Went to the meditation but only the snowed-in cardinals
heard me. Far from any port, we’re weighted by anchors
made of phantoms. A few minutes of blossoms looking
so very delightful until the tremors return. And notice how
the dolphins of Venice now hover like psychic blimps.
Multiple personalities shake off the idealism. You can’t always get
what the continental drift carries toward you.
The ex-Navy put on his festive flannel shirt on the happiest day
of his new normal, but no one showed up to greet him.
They were all hiding in their fur closets talking to ghosts of minks.
The doves pecked on tasteless ice cream.
Monuments to Saint Butcher in every city square.
I can always play 20 questions with you. Make it 96 questions.
Until the phone goes silent. “God no!” the default auto-response.
How laughable the lion-headed goats of our pasts. The sunlight paints
your brushes with orange and yellow and an alive martini.
Or did you look at the distant bridge across the majestic bay
and find yourself having wishes you couldn’t put anywhere?
They usually go away by themselves, don’t worry too much.
Just give it thirty or forty years. Just like the monuments.
But still we imagine a back room in our inner luxury hotels
where the prisoner called Integrity has been safe and sound
all this time, kept alive by the unprincipled genocidal brutes
out of gratitude for some act of courage he pulled
even before amoeba had evolved. We’re silly like that.
Welcome to your checkmate, mate. Welcome to your legacy. Well,
the earth will swallow these ideas whole, with some crunchy lava.
And out beyond, nothing much will change for the worse.
Even the empty parks are still pleasant to think about.
Blossoming with the sound of past years’ tennis balls.
Could we have imagined? Of course we could.
Image: “cardinal birding NC” by Laura Wolf, licensed under CC 2.0.
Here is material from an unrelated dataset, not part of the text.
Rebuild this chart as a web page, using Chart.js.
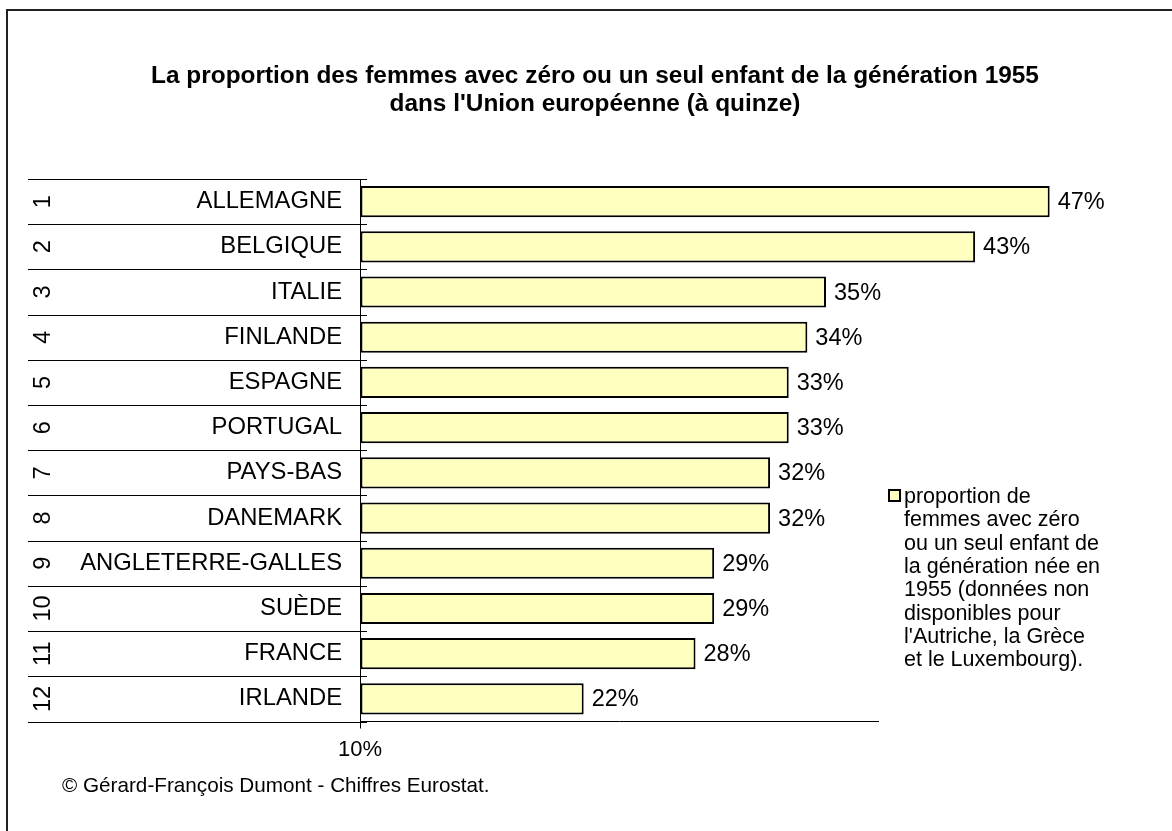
<!DOCTYPE html>
<html>
<head>
<meta charset="utf-8">
<title>Femmes avec zéro ou un seul enfant - génération 1955</title>
<script src="https://cdn.jsdelivr.net/npm/chart.js@4/dist/chart.umd.min.js"></script>
<style>
  html, body { margin: 0; padding: 0; background: #fff; }
  #chart { display: block; }
</style>
</head>
<body>
<canvas id="chart" width="1172" height="831"></canvas>
<script>
// Chart data
const categories = ['ALLEMAGNE', 'BELGIQUE', 'ITALIE', 'FINLANDE', 'ESPAGNE', 'PORTUGAL',
    'PAYS-BAS', 'DANEMARK', 'ANGLETERRE-GALLES', 'SUÈDE', 'FRANCE', 'IRLANDE'];
const ranks = ['1', '2', '3', '4', '5', '6', '7', '8', '9', '10', '11', '12'];
const values = [47, 43, 35, 34, 33, 33, 32, 32, 29, 29, 28, 22];
const xTicks = [10];

const titleLines = [
    'La proportion des femmes avec zéro ou un seul enfant de la génération 1955',
    "dans l'Union européenne (à quinze)"
];
const legendLines = [
    'proportion de',
    'femmes avec zéro',
    'ou un seul enfant de',
    'la génération née en',
    '1955 (données non',
    'disponibles pour',
    "l'Autriche, la Grèce",
    'et le Luxembourg).'
];
const footerText = '© Gérard-François Dumont - Chiffres Eurostat.';

const FONT = "'Liberation Sans', Arial, sans-serif";
const barColor = '#FFFFC0';

// Texts and decorations drawn around the chart area
const decorations = {
    id: 'decorations',
    afterDraw(chart) {
        const ctx = chart.ctx;
        const yScale = chart.scales.y;
        const meta = chart.getDatasetMeta(0);

        ctx.save();
        ctx.fillStyle = '#000';

        // outer frame (left and top)
        ctx.lineWidth = 2;
        ctx.strokeStyle = '#222';
        ctx.beginPath();
        ctx.moveTo(7, 831);
        ctx.lineTo(7, 10);
        ctx.lineTo(1172, 10);
        ctx.stroke();

        // title
        ctx.font = 'bold 24.4px ' + FONT;
        ctx.textAlign = 'center';
        ctx.textBaseline = 'middle';
        titleLines.forEach((line, i) => ctx.fillText(line, 595, 76 + i * 28));

        // row separators of the category axis
        ctx.strokeStyle = '#000';
        ctx.lineWidth = 1;
        for (let i = 0; i <= categories.length; i++) {
            const y = Math.round(yScale.getPixelForValue(i - 0.5)) + 0.5;
            ctx.beginPath();
            ctx.moveTo(28, y);
            ctx.lineTo(chart.chartArea.left + 7, y);
            ctx.stroke();
        }

        // rank numbers, rotated
        ctx.font = '23.5px ' + FONT;
        ctx.textAlign = 'center';
        ctx.textBaseline = 'middle';
        ranks.forEach((r, i) => {
            const y = yScale.getPixelForValue(i);
            ctx.save();
            ctx.translate(44, y);
            ctx.rotate(-Math.PI / 2);
            ctx.fillText(r, 0, 0);
            ctx.restore();
        });

        // value labels
        ctx.textAlign = 'left';
        meta.data.forEach((bar, i) => {
            ctx.fillText(values[i] + '%', bar.x + 8, bar.y + 1);
        });

        // legend
        ctx.fillStyle = barColor;
        ctx.fillRect(889, 490, 11, 11);
        ctx.lineWidth = 2;
        ctx.strokeRect(889, 490, 11, 11);
        ctx.fillStyle = '#000';
        ctx.textBaseline = 'alphabetic';
        ctx.font = '21.5px ' + FONT;
        legendLines.forEach((line, i) => ctx.fillText(line, 904, 503 + i * 23.3));

        // footer
        ctx.font = '20.7px ' + FONT;
        ctx.fillText(footerText, 62, 792);

        ctx.restore();
    }
};

const ctx = document.getElementById('chart');

new Chart(ctx, {
    type: 'bar',
    data: {
        labels: categories,
        datasets: [{
            data: values,
            base: xTicks[0],
            backgroundColor: barColor,
            borderColor: '#000',
            borderWidth: 2,
            borderSkipped: false,
            barPercentage: 0.69,
            categoryPercentage: 1,
            clip: false
        }]
    },
    options: {
        indexAxis: 'y',
        responsive: false,
        animation: false,
        layout: {
            padding: { left: 28, right: 294, top: 179, bottom: 49.5 }
        },
        scales: {
            x: {
                min: 10,
                max: 37.79,
                afterBuildTicks: scale => {
                    scale.ticks = xTicks.map(v => ({ value: v }));
                },
                afterFit: scale => { scale.height = 60; },
                grid: { drawOnChartArea: false, color: '#000', tickLength: 7 },
                border: { color: '#000', width: 1 },
                ticks: {
                    color: '#000',
                    font: { family: FONT, size: 22 },
                    padding: 8,
                    maxRotation: 0,
                    callback: v => v + '%'
                }
            },
            y: {
                afterFit: scale => { scale.width = 332; },
                grid: { drawOnChartArea: false, drawTicks: false },
                border: { color: '#000', width: 1 },
                ticks: {
                    color: '#000',
                    font: { family: FONT, size: 23.8 },
                    padding: 18
                }
            }
        },
        plugins: {
            legend: { display: false },
            tooltip: { enabled: false }
        }
    },
    plugins: [decorations]
});
</script>
</body>
</html>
“Shelter” ponders the experience of sheltering in place alone in a non-urban setting. It was written after several weeks of no face-to-face contact with anyone except the occasional wildlife. The poem leaps around in the associative manner in which the mind works when left completely to itself, ruminating on one’s own surroundings, the news, the significant cultural phenomena and anxieties of the time (“the dolphins of Venice”), as well as memories of things seen around the world in the days when traveling was possible (“Monuments to Saint Butcher in every city square”). Eventually, the poem opens up to the more general considerations of the human experience in the time of the pandemic, suspended between an uncertain future and a past that feels so different from the present moment.